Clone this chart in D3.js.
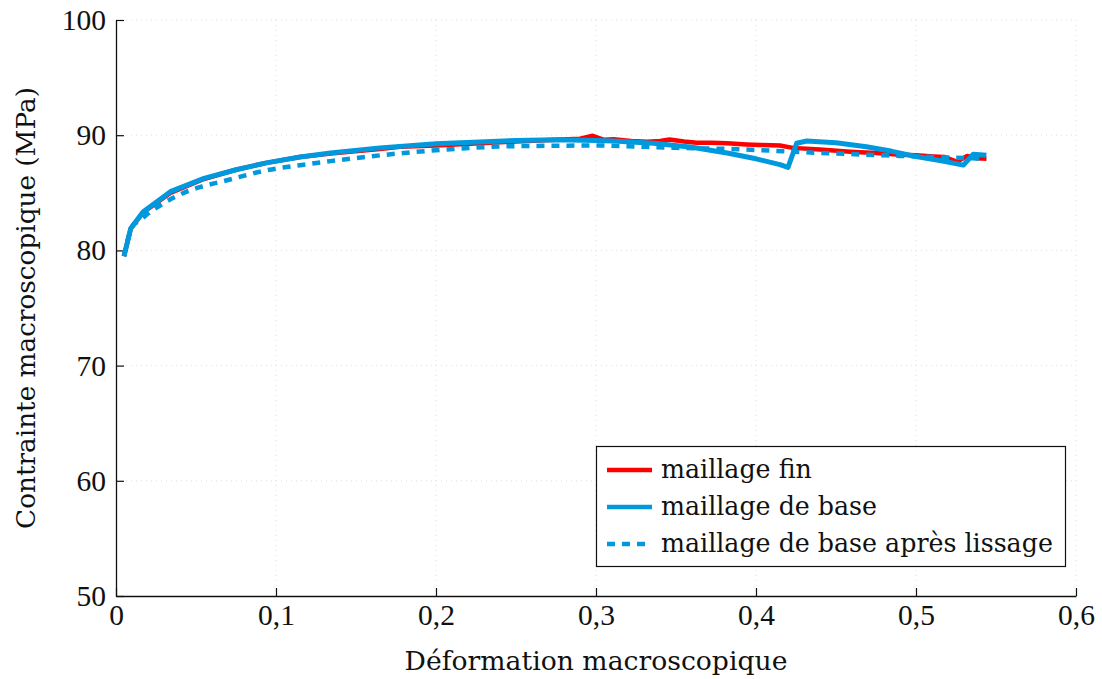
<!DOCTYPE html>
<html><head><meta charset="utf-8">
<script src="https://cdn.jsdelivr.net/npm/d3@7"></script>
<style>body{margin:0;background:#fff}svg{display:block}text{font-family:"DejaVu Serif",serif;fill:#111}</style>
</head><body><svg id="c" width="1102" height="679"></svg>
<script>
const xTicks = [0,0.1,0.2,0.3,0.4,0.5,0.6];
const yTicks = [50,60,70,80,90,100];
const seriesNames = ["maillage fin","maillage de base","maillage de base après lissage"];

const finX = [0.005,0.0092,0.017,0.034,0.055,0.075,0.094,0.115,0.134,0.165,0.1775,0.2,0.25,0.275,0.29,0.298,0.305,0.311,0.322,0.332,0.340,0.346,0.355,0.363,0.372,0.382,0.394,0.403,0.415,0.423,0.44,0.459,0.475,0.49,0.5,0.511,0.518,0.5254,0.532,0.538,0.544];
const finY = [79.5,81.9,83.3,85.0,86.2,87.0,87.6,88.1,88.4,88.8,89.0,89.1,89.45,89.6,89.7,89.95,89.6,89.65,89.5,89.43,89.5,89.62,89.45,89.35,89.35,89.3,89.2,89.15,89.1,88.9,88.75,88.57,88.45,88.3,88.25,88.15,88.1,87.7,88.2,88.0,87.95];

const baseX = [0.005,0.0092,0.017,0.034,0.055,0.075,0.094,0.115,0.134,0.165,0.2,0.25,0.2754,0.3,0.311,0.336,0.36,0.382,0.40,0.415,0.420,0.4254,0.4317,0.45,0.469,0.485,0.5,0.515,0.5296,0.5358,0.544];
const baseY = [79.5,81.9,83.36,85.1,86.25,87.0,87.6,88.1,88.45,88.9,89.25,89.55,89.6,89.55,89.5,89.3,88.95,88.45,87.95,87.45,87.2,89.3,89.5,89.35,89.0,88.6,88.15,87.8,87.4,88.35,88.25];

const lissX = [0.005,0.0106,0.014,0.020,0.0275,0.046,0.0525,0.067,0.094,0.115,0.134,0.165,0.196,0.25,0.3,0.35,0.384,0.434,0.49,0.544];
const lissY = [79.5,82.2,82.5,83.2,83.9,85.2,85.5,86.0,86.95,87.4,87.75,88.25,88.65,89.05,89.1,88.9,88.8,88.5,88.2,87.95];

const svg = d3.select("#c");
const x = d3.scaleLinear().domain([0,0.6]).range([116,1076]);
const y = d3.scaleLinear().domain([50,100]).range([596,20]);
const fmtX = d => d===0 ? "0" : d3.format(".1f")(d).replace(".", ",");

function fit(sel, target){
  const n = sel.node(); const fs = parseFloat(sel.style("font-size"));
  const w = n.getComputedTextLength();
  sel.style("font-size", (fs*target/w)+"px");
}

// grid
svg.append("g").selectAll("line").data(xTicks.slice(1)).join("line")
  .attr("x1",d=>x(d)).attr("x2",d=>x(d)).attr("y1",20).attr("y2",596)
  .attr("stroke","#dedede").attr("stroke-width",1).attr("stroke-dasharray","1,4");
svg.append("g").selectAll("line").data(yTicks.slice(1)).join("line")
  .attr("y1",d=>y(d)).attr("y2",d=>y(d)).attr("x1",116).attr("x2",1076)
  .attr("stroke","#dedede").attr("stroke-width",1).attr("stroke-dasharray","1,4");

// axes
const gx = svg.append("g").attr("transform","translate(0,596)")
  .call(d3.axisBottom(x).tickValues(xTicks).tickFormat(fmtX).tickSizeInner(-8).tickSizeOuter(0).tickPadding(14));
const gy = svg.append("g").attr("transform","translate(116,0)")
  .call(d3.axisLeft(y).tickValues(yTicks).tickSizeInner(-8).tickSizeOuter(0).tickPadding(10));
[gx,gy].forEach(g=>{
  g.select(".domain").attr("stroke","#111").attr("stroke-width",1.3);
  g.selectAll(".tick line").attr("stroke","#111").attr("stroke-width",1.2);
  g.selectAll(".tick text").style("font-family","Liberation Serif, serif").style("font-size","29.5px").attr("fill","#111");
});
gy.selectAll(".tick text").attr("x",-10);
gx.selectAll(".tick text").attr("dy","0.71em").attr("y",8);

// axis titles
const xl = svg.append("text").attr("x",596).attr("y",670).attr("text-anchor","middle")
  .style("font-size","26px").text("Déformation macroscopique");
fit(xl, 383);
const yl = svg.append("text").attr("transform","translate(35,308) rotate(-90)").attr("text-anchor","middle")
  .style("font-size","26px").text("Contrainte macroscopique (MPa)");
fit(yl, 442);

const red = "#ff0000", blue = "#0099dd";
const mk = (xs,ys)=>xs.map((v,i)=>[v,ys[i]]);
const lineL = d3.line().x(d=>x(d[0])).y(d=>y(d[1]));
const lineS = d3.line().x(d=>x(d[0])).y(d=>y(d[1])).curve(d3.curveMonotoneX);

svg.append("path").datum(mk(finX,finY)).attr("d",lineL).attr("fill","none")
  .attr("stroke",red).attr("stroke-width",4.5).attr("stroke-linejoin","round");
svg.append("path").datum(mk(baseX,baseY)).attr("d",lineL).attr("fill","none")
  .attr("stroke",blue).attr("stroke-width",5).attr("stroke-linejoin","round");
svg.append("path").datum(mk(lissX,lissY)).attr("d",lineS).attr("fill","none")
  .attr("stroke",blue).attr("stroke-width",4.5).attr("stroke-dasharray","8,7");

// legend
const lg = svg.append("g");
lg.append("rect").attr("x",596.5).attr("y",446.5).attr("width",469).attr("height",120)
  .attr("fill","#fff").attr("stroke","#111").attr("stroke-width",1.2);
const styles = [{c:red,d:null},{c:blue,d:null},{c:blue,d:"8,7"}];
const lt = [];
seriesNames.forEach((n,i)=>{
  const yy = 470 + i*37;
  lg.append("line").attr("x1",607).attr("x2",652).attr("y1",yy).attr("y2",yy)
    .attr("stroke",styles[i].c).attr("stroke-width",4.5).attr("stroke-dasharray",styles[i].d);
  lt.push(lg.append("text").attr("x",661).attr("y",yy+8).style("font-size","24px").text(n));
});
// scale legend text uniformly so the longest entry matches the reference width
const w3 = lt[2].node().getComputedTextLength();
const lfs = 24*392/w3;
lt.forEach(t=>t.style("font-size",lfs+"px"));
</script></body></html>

━━━━

> _The task_
Leave out any pictures and return exactly the lines from the beginning of the data through the line with "de base après", inclusive.

> _The solution_
Clone this chart in D3.js.
<!DOCTYPE html>
<html><head><meta charset="utf-8">
<script src="https://cdn.jsdelivr.net/npm/d3@7"></script>
<style>body{margin:0;background:#fff}svg{display:block}text{font-family:"DejaVu Serif",serif;fill:#111}</style>
</head><body><svg id="c" width="1102" height="679"></svg>
<script>
const xTicks = [0,0.1,0.2,0.3,0.4,0.5,0.6];
const yTicks = [50,60,70,80,90,100];
const seriesNames = ["maillage fin","maillage de base","maillage de base après lissage"];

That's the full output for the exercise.